• _Records to process_:
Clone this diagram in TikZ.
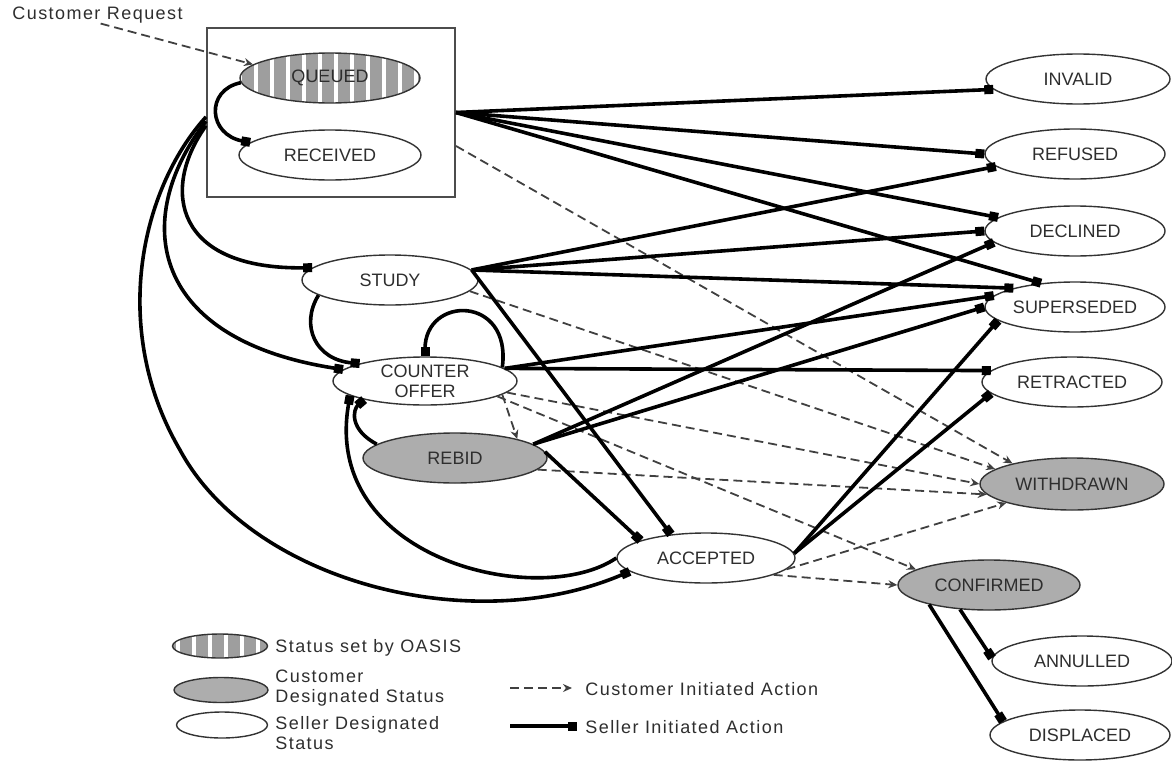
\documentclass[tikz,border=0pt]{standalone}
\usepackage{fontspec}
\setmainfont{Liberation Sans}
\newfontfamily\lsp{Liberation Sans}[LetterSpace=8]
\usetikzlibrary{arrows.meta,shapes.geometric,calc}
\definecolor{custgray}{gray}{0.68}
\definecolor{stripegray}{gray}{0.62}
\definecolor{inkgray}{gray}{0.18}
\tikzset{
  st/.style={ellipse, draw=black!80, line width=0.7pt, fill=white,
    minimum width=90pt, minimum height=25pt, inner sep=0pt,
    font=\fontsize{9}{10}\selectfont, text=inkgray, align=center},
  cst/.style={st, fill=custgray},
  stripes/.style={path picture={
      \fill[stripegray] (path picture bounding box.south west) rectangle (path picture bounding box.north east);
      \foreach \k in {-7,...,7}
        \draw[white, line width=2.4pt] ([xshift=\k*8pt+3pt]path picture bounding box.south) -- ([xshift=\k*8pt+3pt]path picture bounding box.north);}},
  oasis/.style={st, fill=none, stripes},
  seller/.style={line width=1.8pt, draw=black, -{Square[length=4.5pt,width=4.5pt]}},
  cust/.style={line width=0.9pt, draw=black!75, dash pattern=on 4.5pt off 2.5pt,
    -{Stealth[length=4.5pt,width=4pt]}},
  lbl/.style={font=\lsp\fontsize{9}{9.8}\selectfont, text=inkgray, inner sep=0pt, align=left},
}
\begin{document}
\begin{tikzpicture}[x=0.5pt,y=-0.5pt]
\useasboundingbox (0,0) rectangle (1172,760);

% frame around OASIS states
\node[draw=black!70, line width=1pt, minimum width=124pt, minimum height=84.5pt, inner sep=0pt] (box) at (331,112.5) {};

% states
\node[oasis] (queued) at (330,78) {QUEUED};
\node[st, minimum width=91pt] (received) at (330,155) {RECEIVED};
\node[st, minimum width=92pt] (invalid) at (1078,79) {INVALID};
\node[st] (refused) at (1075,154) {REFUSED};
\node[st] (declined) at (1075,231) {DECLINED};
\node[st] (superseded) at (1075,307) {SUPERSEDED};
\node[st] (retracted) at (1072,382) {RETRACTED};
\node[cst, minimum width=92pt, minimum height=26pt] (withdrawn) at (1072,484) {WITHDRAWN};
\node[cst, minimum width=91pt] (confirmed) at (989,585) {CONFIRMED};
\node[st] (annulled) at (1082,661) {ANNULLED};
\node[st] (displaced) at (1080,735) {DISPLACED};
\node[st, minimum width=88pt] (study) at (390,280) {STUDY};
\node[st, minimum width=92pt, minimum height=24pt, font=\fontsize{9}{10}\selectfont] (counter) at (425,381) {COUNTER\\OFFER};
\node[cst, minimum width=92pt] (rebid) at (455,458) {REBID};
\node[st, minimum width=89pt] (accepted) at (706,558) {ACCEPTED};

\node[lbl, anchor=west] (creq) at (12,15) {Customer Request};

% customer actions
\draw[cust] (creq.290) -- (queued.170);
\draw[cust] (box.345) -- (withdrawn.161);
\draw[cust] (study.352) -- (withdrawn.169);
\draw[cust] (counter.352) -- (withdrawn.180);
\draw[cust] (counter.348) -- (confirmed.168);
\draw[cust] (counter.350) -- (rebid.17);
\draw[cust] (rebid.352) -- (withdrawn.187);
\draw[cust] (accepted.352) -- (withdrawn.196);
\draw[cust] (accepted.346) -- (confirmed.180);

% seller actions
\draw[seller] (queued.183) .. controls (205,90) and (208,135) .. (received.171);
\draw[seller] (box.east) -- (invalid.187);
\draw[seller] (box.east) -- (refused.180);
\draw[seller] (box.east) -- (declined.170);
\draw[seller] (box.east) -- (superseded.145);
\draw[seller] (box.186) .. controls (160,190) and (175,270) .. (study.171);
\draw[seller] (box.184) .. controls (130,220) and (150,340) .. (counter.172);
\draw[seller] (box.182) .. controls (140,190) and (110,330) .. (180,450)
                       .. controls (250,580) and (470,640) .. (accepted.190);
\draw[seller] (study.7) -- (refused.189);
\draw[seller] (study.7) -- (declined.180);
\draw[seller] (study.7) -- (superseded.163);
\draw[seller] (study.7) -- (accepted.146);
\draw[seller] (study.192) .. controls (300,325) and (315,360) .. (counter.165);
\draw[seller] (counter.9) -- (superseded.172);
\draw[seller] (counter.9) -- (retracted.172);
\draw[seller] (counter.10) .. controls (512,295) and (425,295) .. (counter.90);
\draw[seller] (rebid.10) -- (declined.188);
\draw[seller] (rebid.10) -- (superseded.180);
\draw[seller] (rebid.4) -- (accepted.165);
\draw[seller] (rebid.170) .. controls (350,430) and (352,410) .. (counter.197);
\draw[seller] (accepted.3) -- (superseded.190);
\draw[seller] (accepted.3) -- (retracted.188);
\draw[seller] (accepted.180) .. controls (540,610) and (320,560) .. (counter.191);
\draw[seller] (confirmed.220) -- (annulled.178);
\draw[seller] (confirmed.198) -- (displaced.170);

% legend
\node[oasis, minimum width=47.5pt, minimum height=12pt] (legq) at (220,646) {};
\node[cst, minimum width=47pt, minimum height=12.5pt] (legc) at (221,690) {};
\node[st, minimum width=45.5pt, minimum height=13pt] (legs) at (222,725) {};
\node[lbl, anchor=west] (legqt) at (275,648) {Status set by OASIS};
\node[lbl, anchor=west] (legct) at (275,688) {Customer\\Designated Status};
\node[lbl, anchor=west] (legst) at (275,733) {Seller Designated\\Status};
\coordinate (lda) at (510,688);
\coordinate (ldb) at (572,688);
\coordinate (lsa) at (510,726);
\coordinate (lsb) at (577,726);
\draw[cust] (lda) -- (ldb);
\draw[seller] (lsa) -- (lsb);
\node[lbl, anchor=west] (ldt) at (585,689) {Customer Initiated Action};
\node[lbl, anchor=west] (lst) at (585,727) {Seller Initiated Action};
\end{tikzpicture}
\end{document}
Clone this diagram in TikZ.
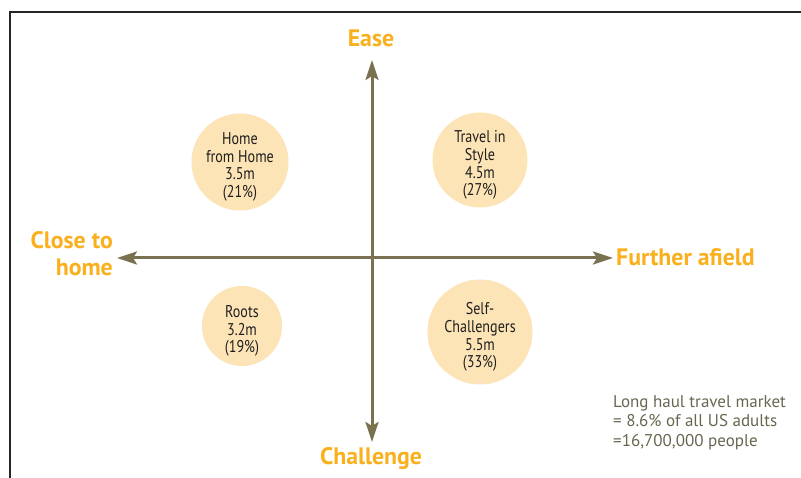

• _Given request_: From start to finish, output the listing exactly, but omit its pictures.

• _Result of this exercise_:
Clone this diagram in TikZ.
\documentclass[tikz,border=0pt]{standalone}
\usepackage{fontspec}
\setmainfont{Liberation Sans}
\newfontfamily\lsp{Liberation Sans}[LetterSpace=8]
\usetikzlibrary{arrows.meta,shapes.geometric,calc}
\definecolor{custgray}{gray}{0.68}
\definecolor{stripegray}{gray}{0.62}
\definecolor{inkgray}{gray}{0.18}
\tikzset{
  st/.style={ellipse, draw=black!80, line width=0.7pt, fill=white,
    minimum width=90pt, minimum height=25pt, inner sep=0pt,
    font=\fontsize{9}{10}\selectfont, text=inkgray, align=center},
  cst/.style={st, fill=custgray},
  stripes/.style={path picture={
      \fill[stripegray] (path picture bounding box.south west) rectangle (path picture bounding box.north east);
      \foreach \k in {-7,...,7}
        \draw[white, line width=2.4pt] ([xshift=\k*8pt+3pt]path picture bounding box.south) -- ([xshift=\k*8pt+3pt]path picture bounding box.north);}},
  oasis/.style={st, fill=none, stripes},
  seller/.style={line width=1.8pt, draw=black, -{Square[length=4.5pt,width=4.5pt]}},
  cust/.style={line width=0.9pt, draw=black!75, dash pattern=on 4.5pt off 2.5pt,
    -{Stealth[length=4.5pt,width=4pt]}},
  lbl/.style={font=\lsp\fontsize{9}{9.8}\selectfont, text=inkgray, inner sep=0pt, align=left},
}
\begin{document}
\begin{tikzpicture}[x=0.5pt,y=-0.5pt]
\useasboundingbox (0,0) rectangle (1172,760);

% frame around OASIS states
\node[draw=black!70, line width=1pt, minimum width=124pt, minimum height=84.5pt, inner sep=0pt] (box) at (331,112.5) {};

% states
\node[oasis] (queued) at (330,78) {QUEUED};
\node[st, minimum width=91pt] (received) at (330,155) {RECEIVED};
\node[st, minimum width=92pt] (invalid) at (1078,79) {INVALID};
\node[st] (refused) at (1075,154) {REFUSED};
\node[st] (declined) at (1075,231) {DECLINED};
\node[st] (superseded) at (1075,307) {SUPERSEDED};
\node[st] (retracted) at (1072,382) {RETRACTED};
\node[cst, minimum width=92pt, minimum height=26pt] (withdrawn) at (1072,484) {WITHDRAWN};
\node[cst, minimum width=91pt] (confirmed) at (989,585) {CONFIRMED};
\node[st] (annulled) at (1082,661) {ANNULLED};
\node[st] (displaced) at (1080,735) {DISPLACED};
\node[st, minimum width=88pt] (study) at (390,280) {STUDY};
\node[st, minimum width=92pt, minimum height=24pt, font=\fontsize{9}{10}\selectfont] (counter) at (425,381) {COUNTER\\OFFER};
\node[cst, minimum width=92pt] (rebid) at (455,458) {REBID};
\node[st, minimum width=89pt] (accepted) at (706,558) {ACCEPTED};

\node[lbl, anchor=west] (creq) at (12,15) {Customer Request};

% customer actions
\draw[cust] (creq.290) -- (queued.170);
\draw[cust] (box.345) -- (withdrawn.161);
\draw[cust] (study.352) -- (withdrawn.169);
\draw[cust] (counter.352) -- (withdrawn.180);
\draw[cust] (counter.348) -- (confirmed.168);
\draw[cust] (counter.350) -- (rebid.17);
\draw[cust] (rebid.352) -- (withdrawn.187);
\draw[cust] (accepted.352) -- (withdrawn.196);
\draw[cust] (accepted.346) -- (confirmed.180);

% seller actions
\draw[seller] (queued.183) .. controls (205,90) and (208,135) .. (received.171);
\draw[seller] (box.east) -- (invalid.187);
\draw[seller] (box.east) -- (refused.180);
\draw[seller] (box.east) -- (declined.170);
\draw[seller] (box.east) -- (superseded.145);
\draw[seller] (box.186) .. controls (160,190) and (175,270) .. (study.171);
\draw[seller] (box.184) .. controls (130,220) and (150,340) .. (counter.172);
\draw[seller] (box.182) .. controls (140,190) and (110,330) .. (180,450)
                       .. controls (250,580) and (470,640) .. (accepted.190);
\draw[seller] (study.7) -- (refused.189);
\draw[seller] (study.7) -- (declined.180);
\draw[seller] (study.7) -- (superseded.163);
\draw[seller] (study.7) -- (accepted.146);
\draw[seller] (study.192) .. controls (300,325) and (315,360) .. (counter.165);
\draw[seller] (counter.9) -- (superseded.172);
\draw[seller] (counter.9) -- (retracted.172);
\draw[seller] (counter.10) .. controls (512,295) and (425,295) .. (counter.90);
\draw[seller] (rebid.10) -- (declined.188);
\draw[seller] (rebid.10) -- (superseded.180);
\draw[seller] (rebid.4) -- (accepted.165);
\draw[seller] (rebid.170) .. controls (350,430) and (352,410) .. (counter.197);
\draw[seller] (accepted.3) -- (superseded.190);
\draw[seller] (accepted.3) -- (retracted.188);
\draw[seller] (accepted.180) .. controls (540,610) and (320,560) .. (counter.191);
\draw[seller] (confirmed.220) -- (annulled.178);
\draw[seller] (confirmed.198) -- (displaced.170);

% legend
\node[oasis, minimum width=47.5pt, minimum height=12pt] (legq) at (220,646) {};
\node[cst, minimum width=47pt, minimum height=12.5pt] (legc) at (221,690) {};
\node[st, minimum width=45.5pt, minimum height=13pt] (legs) at (222,725) {};
\node[lbl, anchor=west] (legqt) at (275,648) {Status set by OASIS};
\node[lbl, anchor=west] (legct) at (275,688) {Customer\\Designated Status};
\node[lbl, anchor=west] (legst) at (275,733) {Seller Designated\\Status};
\coordinate (lda) at (510,688);
\coordinate (ldb) at (572,688);
\coordinate (lsa) at (510,726);
\coordinate (lsb) at (577,726);
\draw[cust] (lda) -- (ldb);
\draw[seller] (lsa) -- (lsb);
\node[lbl, anchor=west] (ldt) at (585,689) {Customer Initiated Action};
\node[lbl, anchor=west] (lst) at (585,727) {Seller Initiated Action};
\end{tikzpicture}
\end{document}
Clone this diagram in TikZ.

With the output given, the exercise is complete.